Young kids today (get off my lawn!) often try to make the case that an Agile approach finesses the "hard part" problem. We define a Minimally Viable Product (MVP) and we (magically) don't have to worry about doing the hard part first or last.

They're wrong.

If the MVP happens to include the hard part, we're back a HPF. If the MVP tries to avoid the hard part, we're looking at HPDL.

The Novelty Factor

Agile methods don't change things. We still have to Confront the Novelty (CTN™). Either it's new technology or it's a new problem domain or a new solution to an existing problem domain. Something must be novel, or we wouldn't be writing software, we'd be downloading it.

I'm a HPF person. If you set the hard part aside to do later, all the things you do instead become constraints, limiting your choices for solving the hard part that comes later. In some rare cases, you can decompose the hard part and solve it in pieces. The decomposition is simply Hard Part First through Decomposition (HPFtD™) followed by Prioritize the Pieces (PtP™) and another round of Hard Part First.

Today, we're at a big milestone in the HPF journey.

The application's data model is simple. However.

The application has a complex pipeline of processing to get from source data to the useful data model.

A strict (and dumb) MVP approach would skip building the complex pipeline and assume that it was magically implemented somehow.

A slightly smarter MVP approach uses some kind of technical spike solution to handle the complex pipeline. We do that manually until we get past MVP and decide to implement the pipeline in something more final and complete.

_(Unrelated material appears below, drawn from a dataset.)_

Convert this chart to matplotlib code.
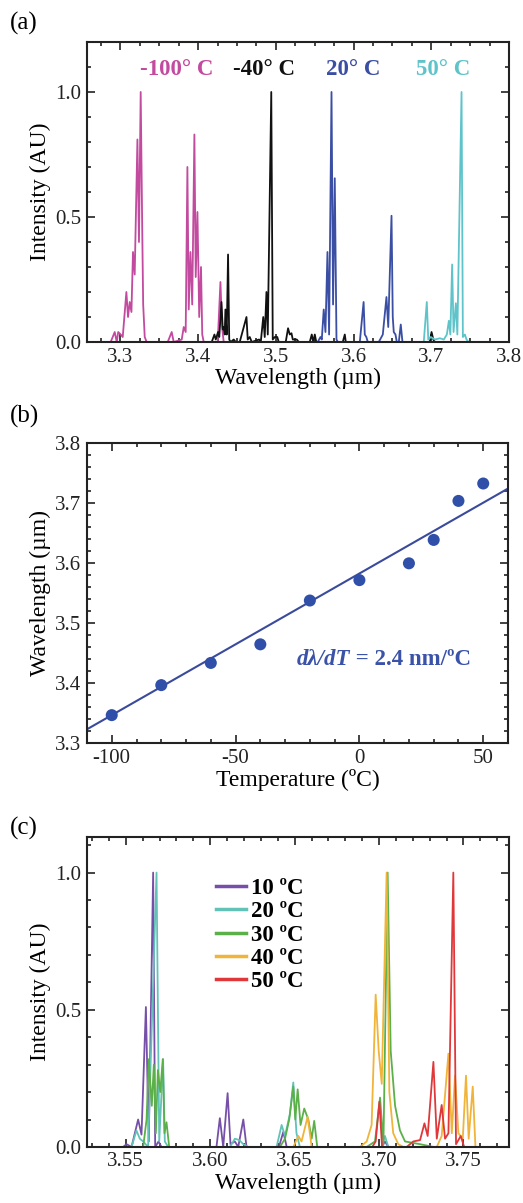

My HPF strategy tackles the complex pipeline because we have to build it anyway and it's hard. We don't have to build all of it. Just enough to lay out the happy path.

The milestone?

It's time to totally refactor because -- even doing the hard part first -- we have the wrong things in the wrong places. Django application boundaries generally follow the "resources". It's a lot like designing a RESTful API. Define the resources, cluster them together in some kind of ontology that provides a meaningful hierarchy.

Until -- of course -- you get past the problem domain novelty and realize that some portion of the hierarchy is going to become really lopsided. It needs to be restructured so we have a flat group of applications.

Wait. What?

Flatten?

Yes.

When we have a Django application model that's got eleventy-kabillion classes, it's too big. Think the magic number 7±2: there's a limit to our ability to grasp a complex model.

Originally, we thought we'd have apps "A", "B", and "C". However. "A" turned out to be more complex than it seemed when we initially partitioned the apps. Based on the way the classes are named and clustered in the model file, it's clear that we have an internal structure is struggling to emerge. There are too many comments and high-level organizational hints in the docstrings.

It looks like this might be the model that's emerging:

Former A

A1
Conceptual A2

This means that there will be classes in A3 that depend on separate apps A2a and A2b. Further, A2 is really just a concept that unifies the design; it doesn't need to be implemented as a proper app. Both A2a and A2b depend on A1. A3 depends on A2a, A2b, and A1.

Ugh. Refactoring. And the associated migrations.

Django allows us to have nested apps. But. Do we really want to go there? Is a nested collection of packages really all that helpful?

Or.

Would it be better to flatten the whole thing, and simply annotate the dependencies among apps?

The Zen Of Python suggests that Flat is Better than Nested.

The hidden benefit of Flat is that the Liskov Substitution Principle is actually a bit easier to exploit. Yes, we have a tangled web of dependencies, but we're slightly less constrained when all of the Django apps are peers. Yes, many things will depend on the A1 app, but that will be less of a problem than the current pile of classes is.

The important part here is to start again. This means I need to discard the spike database and discard the history of migrations to date. I always hate disrupting my development databases, since it has test cases I know and remember.

That's the disruptive milestone for me: discarding the old database and starting again.